The details of the train.ini file

device = cuda dtype = double save_dir = /u/kkang/scratch/3_ALmoMD/a_Si/7_MD_run/temp/300/deephe3_new additional_folder_name = trained simplified_output = True seed = 42 checkpoint_dir = /u/kkang/scratch/3_ALmoMD/a_Si/7_MD_run/temp/300/deephe3_new/2023-09-28_06-20-58_trained/best_model.pkl use_new_hypp = True

graph_dir = DFT_data_dir = processed_data_dir = /u/kkang/scratch/3_ALmoMD/a_Si/7_MD_run/temp/300/deephe3_new/database/proceeded save_graph_dir = /u/kkang/scratch/3_ALmoMD/a_Si/7_MD_run/temp/300/deephe3_new/database/graph target_data = hamiltonian dataset_name = silicon get_overlap = False

num_epoch = 300000 batch_size = 1 extra_validation = [] extra_val_test_only = True train_ratio = 0.67 val_ratio = 0.33 test_ratio = 0 train_size = -1 val_size = -1 test_size = -1 min_lr = 3e-5 learning_rate = 0.002 Adam_betas = (0.9, 0.999)
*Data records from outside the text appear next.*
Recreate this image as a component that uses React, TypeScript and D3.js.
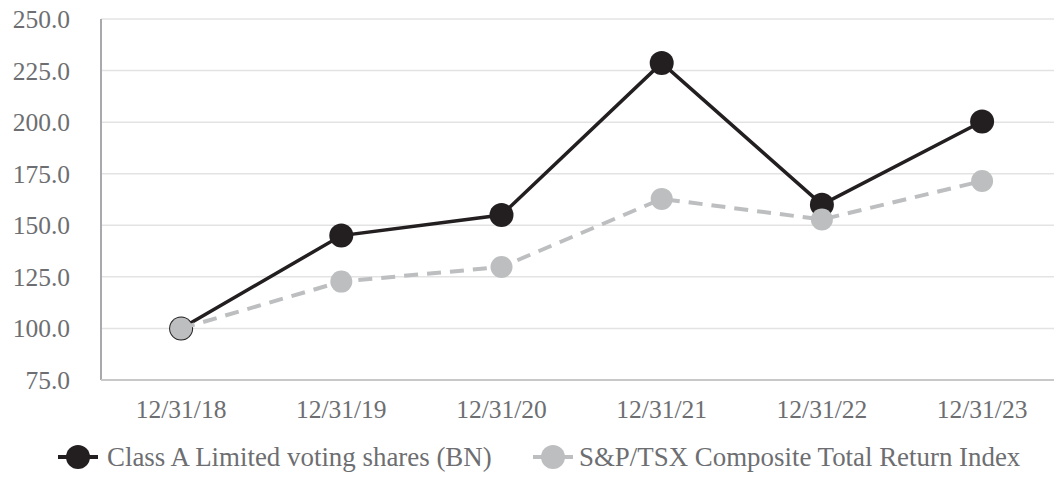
import React, { useEffect, useRef } from 'react';
import * as d3 from 'd3';

// chart data
const dates = ['12/31/18', '12/31/19', '12/31/20', '12/31/21', '12/31/22', '12/31/23'];
const classAValues = [100, 145, 155, 228.7, 160, 200.3];
const tsxValues = [100, 122.7, 129.8, 162.8, 152.8, 171.5];
const yTicks = [75, 100, 125, 150, 175, 200, 225, 250];
const seriesNames = ['Class A Limited voting shares (BN)', 'S&P/TSX Composite Total Return Index'];

const FONT = '"Liberation Serif", "Times New Roman", serif';
const TEXT_COLOR = '#6d6e71';
const BLACK = '#231f20';
const GRAY = '#bcbec0';

export default function App() {
  const ref = useRef<SVGSVGElement>(null);

  useEffect(() => {
    const svg = d3.select(ref.current);
    svg.selectAll('*').remove();

    const width = 1054;
    const left = 101;
    const top = 19;
    const bottom = 380;

    const x = d3.scaleBand<string>().domain(dates).range([left, left + 6 * 160.2]);
    const y = d3.scaleLinear().domain([75, 250]).range([bottom, top]);
    const cx = (d: string) => (x(d) as number) + x.bandwidth() / 2;

    // gridlines
    svg.append('g')
      .selectAll('line')
      .data(yTicks.filter(t => t !== 75))
      .enter().append('line')
      .attr('x1', left).attr('x2', width)
      .attr('y1', d => y(d)).attr('y2', d => y(d))
      .attr('stroke', '#e3e3e3').attr('stroke-width', 1.5);

    // axis lines
    svg.append('line')
      .attr('x1', left).attr('x2', left).attr('y1', top).attr('y2', bottom)
      .attr('stroke', '#a7a9ac').attr('stroke-width', 2);
    svg.append('line')
      .attr('x1', left).attr('x2', width).attr('y1', bottom).attr('y2', bottom)
      .attr('stroke', '#c8c8c8').attr('stroke-width', 2);

    // y tick labels
    svg.append('g')
      .selectAll('text')
      .data(yTicks)
      .enter().append('text')
      .attr('x', 70).attr('y', d => y(d) + 9)
      .attr('text-anchor', 'end')
      .attr('font-family', FONT).attr('font-size', 25.5).attr('fill', TEXT_COLOR)
      .text(d => d3.format('.1f')(d));

    // x tick labels
    svg.append('g')
      .selectAll('text')
      .data(dates)
      .enter().append('text')
      .attr('x', d => cx(d)).attr('y', 418)
      .attr('text-anchor', 'middle')
      .attr('font-family', FONT).attr('font-size', 25.5).attr('fill', TEXT_COLOR)
      .text(d => d);

    const line = d3.line<number>()
      .x((_, i) => cx(dates[i]))
      .y(d => y(d));

    // black series
    svg.append('path')
      .datum(classAValues)
      .attr('d', line)
      .attr('fill', 'none').attr('stroke', BLACK).attr('stroke-width', 3.5);
    svg.append('g')
      .selectAll('circle')
      .data(classAValues)
      .enter().append('circle')
      .attr('cx', (_, i) => cx(dates[i])).attr('cy', d => y(d))
      .attr('r', 12).attr('fill', BLACK);

    // gray dashed series
    svg.append('path')
      .datum(tsxValues)
      .attr('d', line)
      .attr('fill', 'none').attr('stroke', GRAY).attr('stroke-width', 4)
      .attr('stroke-dasharray', '14,9');
    svg.append('g')
      .selectAll('circle')
      .data(tsxValues)
      .enter().append('circle')
      .attr('cx', (_, i) => cx(dates[i])).attr('cy', d => y(d))
      .attr('r', 11).attr('fill', GRAY);

    // legend
    const legend = [
      { name: seriesNames[0], color: BLACK, lx: 58, tx: 107 },
      { name: seriesNames[1], color: GRAY, lx: 533, tx: 579 },
    ];
    const lg = svg.append('g');
    legend.forEach(l => {
      lg.append('line')
        .attr('x1', l.lx).attr('x2', l.lx + 40).attr('y1', 457).attr('y2', 457)
        .attr('stroke', l.color).attr('stroke-width', 4);
      lg.append('circle')
        .attr('cx', l.lx + 20).attr('cy', 457).attr('r', 12).attr('fill', l.color);
      lg.append('text')
        .attr('x', l.tx).attr('y', 466)
        .attr('font-family', FONT).attr('font-size', 26.9).attr('fill', TEXT_COLOR)
        .text(l.name);
    });
  }, []);

  return (
    <svg ref={ref} width={1054} height={496}
      style={{ position: 'absolute', left: 0, top: 0, background: '#fff' }} />
  );
}
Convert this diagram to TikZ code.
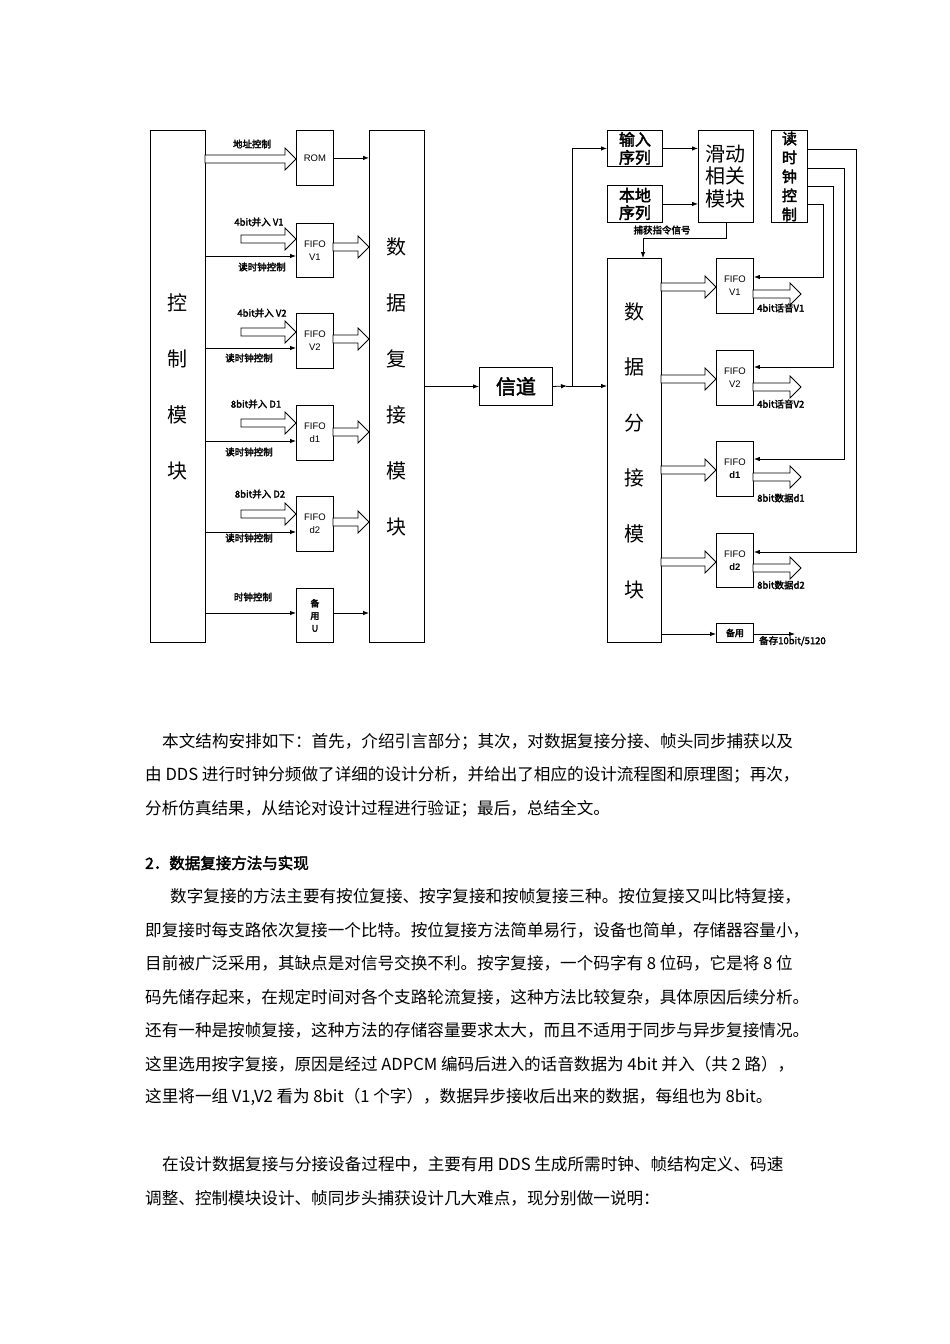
\documentclass[tikz,border=0pt]{standalone}
\usepackage{fontspec}
\setmainfont{Liberation Sans}
\newfontfamily\cjk{Noto Sans CJK SC}
\newfontfamily\cjkb{Noto Sans CJK SC}[FakeBold=2.5]
\usetikzlibrary{arrows.meta,calc}
\newcommand\harr[3]{\draw[harrow] (#1,#3-4) -- (#2-11,#3-4) -- (#2-11,#3-11) -- (#2,#3) -- (#2-11,#3+11) -- (#2-11,#3+4) -- (#1,#3+4) -- cycle;}
\begin{document}
\begin{tikzpicture}[x=1pt,y=-1pt,
 box/.style={draw,line width=0.9pt,inner sep=0pt,anchor=north west,align=center},
 con/.style={line width=0.8pt},
 arr/.style={line width=0.8pt,-{Latex[length=6pt,width=4.5pt]}},
 harrow/.style={draw,line width=0.8pt,fill=white},
 lbl/.style={font=\cjkb\fontsize{9.5}{10}\selectfont,inner sep=0pt},
 big/.style={font=\cjk\fontsize{20}{56}\selectfont},
 fifo/.style={font=\fontsize{9.5}{13}\selectfont},
 body/.style={font=\cjk\fontsize{16.6}{20}\selectfont,anchor=west,inner sep=0pt},
]
\useasboundingbox (0,0) rectangle (950,1344);
\fill[white] (0,0) rectangle (950,1344);

% ---------- left part ----------
\node[box,big,minimum width=55pt,minimum height=512pt] (ctrl) at (150,130) {控\\制\\模\\块};
\node[box,big,minimum width=55pt,minimum height=512pt] (mux) at (369,130) {数\\据\\复\\接\\模\\块};
\node[box,fifo,minimum width=37pt,minimum height=55pt] (rom) at (296,130) {ROM};
\node[box,fifo,minimum width=37pt,minimum height=54pt] (f1) at (296,223) {FIFO\\V1};
\node[box,fifo,minimum width=37pt,minimum height=55pt] (f2) at (296,313) {FIFO\\V2};
\node[box,fifo,minimum width=37pt,minimum height=55pt] (f3) at (296,405) {FIFO\\d1};
\node[box,fifo,minimum width=37pt,minimum height=55pt] (f4) at (296,496) {FIFO\\d2};
\node[box,font=\cjkb\fontsize{9}{12.5}\selectfont,minimum width=37pt,minimum height=54pt] (sp) at (296,588) {备\\用\\U};

\harr{205}{296}{159}
\draw[arr] (rom.east) -- (mux.west |- rom.east);
\harr{241}{296}{239}
\harr{241}{296}{332}
\harr{241}{296}{423}
\harr{241}{296}{514}
\draw[arr] (ctrl.east |- 0,256) -- (f1.west |- 0,256);
\draw[arr] (ctrl.east |- 0,348) -- (f2.west |- 0,348);
\draw[arr] (ctrl.east |- 0,441) -- (f3.west |- 0,441);
\draw[arr] (ctrl.east |- 0,532) -- (f4.west |- 0,532);
\harr{333}{369}{247}
\harr{333}{369}{339}
\harr{333}{369}{432}
\harr{333}{369}{522}
\draw[arr] (ctrl.east |- 0,613) -- (sp.west |- 0,613);
\draw[arr] (sp.east |- 0,613) -- (mux.west |- 0,613);

\node[lbl] (l1) at (252,144) {地址控制};
\node[lbl] (l2) at (259,222) {4bit并入 V1};
\node[lbl] (l3) at (262,267) {读时钟控制};
\node[lbl] (l4) at (262,313) {4bit并入 V2};
\node[lbl] (l5) at (249,358) {读时钟控制};
\node[lbl] (l6) at (256,404) {8bit并入 D1};
\node[lbl] (l7) at (249,452) {读时钟控制};
\node[lbl] (l8) at (260,494) {8bit并入 D2};
\node[lbl] (l9) at (249,538) {读时钟控制};
\node[lbl] (l10) at (253,597) {时钟控制};

% ---------- channel ----------
\node[box,font=\cjkb\fontsize{20}{22}\selectfont,minimum width=73pt,minimum height=38pt] (ch) at (479,367) {信道};
\draw[arr] (mux.east |- ch.west) -- (ch.west);
\coordinate (jn) at (572,386);
\draw[arr] (ch.east) -- ($(jn)+(-5,0)$);
\draw[con] ($(jn)+(-6,0)$) -- (jn);

% ---------- right part ----------
\node[box,font=\cjkb\fontsize{16}{18}\selectfont,minimum width=55pt,minimum height=36pt] (inseq) at (607,130) {输入\\序列};
\node[box,font=\cjkb\fontsize{16}{17.5}\selectfont,minimum width=55pt,minimum height=37pt] (locseq) at (607,185) {本地\\序列};
\node[box,font=\cjk\fontsize{20}{22.5}\selectfont,minimum width=55pt,minimum height=92pt] (slide) at (698,130) {滑动\\相关\\模块};
\node[box,font=\cjkb\fontsize{15}{19}\selectfont,minimum width=36pt,minimum height=92pt] (rclk) at (771,130) {读\\时\\钟\\控\\制};
\node[box,big,font=\cjk\fontsize{20}{55.6}\selectfont,minimum width=54pt,minimum height=384pt] (demux) at (607,258) {数\\据\\分\\接\\模\\块};
\node[box,fifo,minimum width=37pt,minimum height=55pt] (r1) at (716,258) {FIFO\\V1};
\node[box,fifo,minimum width=37pt,minimum height=55pt] (r2) at (716,350) {FIFO\\V2};
\node[box,fifo,minimum width=37pt,minimum height=55pt] (r3) at (716,441) {FIFO\\\textbf{d1}};
\node[box,fifo,minimum width=37pt,minimum height=54pt] (r4) at (716,533) {FIFO\\\textbf{d2}};
\node[box,font=\cjkb\fontsize{9}{10}\selectfont,minimum width=37pt,minimum height=19pt] (rsp) at (716,623) {备用};

\draw[arr] (jn) -- (demux.west |- jn);
\draw[arr] (jn) |- (inseq.west);
\draw[arr] (inseq.east) -- (slide.west |- inseq.east);
\draw[arr] (locseq.east) -- (slide.west |- locseq.east);
\coordinate (cap) at (643,238);
\draw[arr] (slide.south) |- (cap) -- (cap |- demux.north);
\node[lbl] (l11) at (662,230) {捕获指令信号};

\harr{661}{716}{287}
\harr{661}{716}{379}
\harr{661}{716}{470}
\harr{661}{716}{562}
\harr{753}{801}{294}
\harr{753}{801}{387}
\harr{753}{801}{477}
\harr{753}{801}{568}

\draw[arr] (rclk.east |- 0,149) -| (856,552) -- (r4.east |- 0,552);
\draw[arr] (rclk.east |- 0,168) -| (844,459) -- (r3.east |- 0,459);
\draw[arr] (rclk.east |- 0,186) -| (833,367) -- (r2.east |- 0,367);
\draw[arr] (rclk.east |- 0,204) -| (823,277) -- (r1.east |- 0,277);

\draw[arr] (demux.east |- 0,634) -- (rsp.west |- 0,634);
\coordinate (spend) at (795,634);
\draw[arr] (rsp.east |- spend) -- (spend);

\node[lbl,anchor=west] (l12) at (757,308) {4bit话音V1};
\node[lbl,anchor=west] (l13) at (757,404) {4bit话音V2};
\node[lbl,anchor=west] (l14) at (757,498) {8bit数据d1};
\node[lbl,anchor=west] (l15) at (757,585) {8bit数据d2};
\node[lbl,anchor=west] (l16) at (759,641) {备存10bit/5120};

% ---------- body text ----------
\node[body] (t1) at (162,742) {本文结构安排如下：首先，介绍引言部分；其次，对数据复接分接、帧头同步捕获以及};
\node[body] (t2) at (145,775) {由 DDS 进行时钟分频做了详细的设计分析，并给出了相应的设计流程图和原理图；再次，};
\node[body] (t3) at (145,809) {分析仿真结果，从结论对设计过程进行验证；最后，总结全文。};
\node[body,font=\cjkb\fontsize{15.5}{18}\selectfont] (h2) at (145,863) {2．数据复接方法与实现};
\node[body] (p1) at (170,896) {数字复接的方法主要有按位复接、按字复接和按帧复接三种。按位复接又叫比特复接，};
\node[body] (p2) at (145,930) {即复接时每支路依次复接一个比特。按位复接方法简单易行，设备也简单，存储器容量小，};
\node[body] (p3) at (145,963) {目前被广泛采用，其缺点是对信号交换不利。按字复接，一个码字有 8 位码，它是将 8 位};
\node[body] (p4) at (145,997) {码先储存起来，在规定时间对各个支路轮流复接，这种方法比较复杂，具体原因后续分析。};
\node[body] (p5) at (145,1030) {还有一种是按帧复接，这种方法的存储容量要求太大，而且不适用于同步与异步复接情况。};
\node[body] (p6) at (145,1064) {这里选用按字复接，原因是经过 ADPCM 编码后进入的话音数据为 4bit 并入（共 2 路），};
\node[body] (p7) at (145,1097) {这里将一组 V1,V2 看为 8bit（1 个字），数据异步接收后出来的数据，每组也为 8bit。};
\node[body] (q1) at (162,1164) {在设计数据复接与分接设备过程中，主要有用 DDS 生成所需时钟、帧结构定义、码速};
\node[body] (q2) at (145,1198) {调整、控制模块设计、帧同步头捕获设计几大难点，现分别做一说明：};
\end{tikzpicture}
\end{document}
scheduler_type = 1 scheduler_params = (factor=0.5, cooldown=40, patience=120, threshold=0.05, verbose=True) revert_decay_patience = 20 revert_decay_rate = 0.8 target = hamiltonian target_blocks_type = all target_blocks = selected_element_pairs = convert_net_out = False cutoff_radius = 7.2 only_ij = False spherical_harmonics_lmax = 4 spherical_basis_irreps = irreps_embed = 64x0e irreps_mid = 64x0e+32x1o+16x2e+8x3o+8x4e num_blocks = 3 ignore_parity = False

irreps_embed_node = irreps_edge_init = irreps_mid_node = irreps_post_node = irreps_out_node = irreps_mid_edge = irreps_post_edge = out_irreps =

Xiaoxun-Gong commented 11 months ago

Hi, sorry for the late reply. I think your input looks fine. Except that you are using double instead of float, and I would suggest that you switch back to float because using double precision slows down the training quite much without giving significant improvement on accuracy.

Besides that, have you checked whether the model can predict accurate bands on the structures in the training set (i.e., the 64-atoms structures)?

  1. If 64-atoms structure is fine but 512-atoms is not, then I would suggest increase your supercell size in training set.
  2. If 64-atoms structure is not good, then you might consider increasing the neural network size, e.g. increasing irreps_mid to, maybe, 128x0e+128x1o+128x2e+64x3o+64x4e, if memory and training time is still acceptable. If increasing neural network size does not work, then you might need to check whether there are any problem in the DFT calculation for your training set and the 512-atoms structure.

Hope this would solve your problem!

keysongkang commented 11 months ago

Thank you so much for your suggestions! I will test them!!